Muitos teóricos focavam nas condições estruturantes as causas da violência, e como controle da criminalidade a melhoria das condições socioeconômicas. Tais teorias não se confirmaram nos testes empíricos. Indicadores socioeconômicos, como o Gini por exemplo, foram expressivamente melhorados sem reflexo na diminuição da criminalidade violenta. No Nordeste ocorreu o inverso, menos pobreza e menos desigualdade ao custo de muitas mortes por agressão. Onde estariam, então, as causas deste crescimento vertiginoso da criminalidade violenta? A resposta estaria, na verdade, na capacidade do estado em manter a ordem pública.
Muitos cientistas sociais não aprenderam que não existe sociedade civilizada sem polícia civilizada. E a nossa polícia ainda não é civilizada. Sem o conteúdo civitas introduzido na estrutura e no ethos policial, dificilmente teremos como modelo uma polícia gerencial capaz de gerir com eficácia os recursos públicos da segurança. No elo que configura a superestrutura do aparato de segurança pública, além da polícia, os ministérios públicos e o sistema carcerário entram nesta engenharia institucional estatal que é fundamental para a consolidação da democracia em qualquer lugar do globo.
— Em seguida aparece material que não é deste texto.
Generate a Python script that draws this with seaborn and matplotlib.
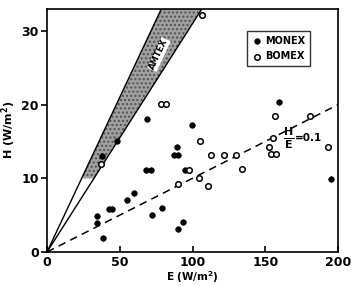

Enquanto tratarmos o problema da criminalidade violenta e do tráfico de drogas apenas como uma questão social não há como desenvolver a democracia brasileira. Políticas públicas adequadas de segurança, que realinhe a nossa engenharia institucional coercitiva, somadas ao acesso célere à Justiça – uma justiça capaz de nivelar o seu papel de isonomia perante às leis – e a um modelo penal moderno e flexível completam o conceito real de democracia procedimental minimalista. Eleições livres e diretas são apenas uma variável interveniente para a consolidação democrática. Sem direitos civis garantidos e controle efetivo da violência, com política de restrição séria do consumo e repressão ao tráfico de drogas, não se consolidará a democracia no Brasil.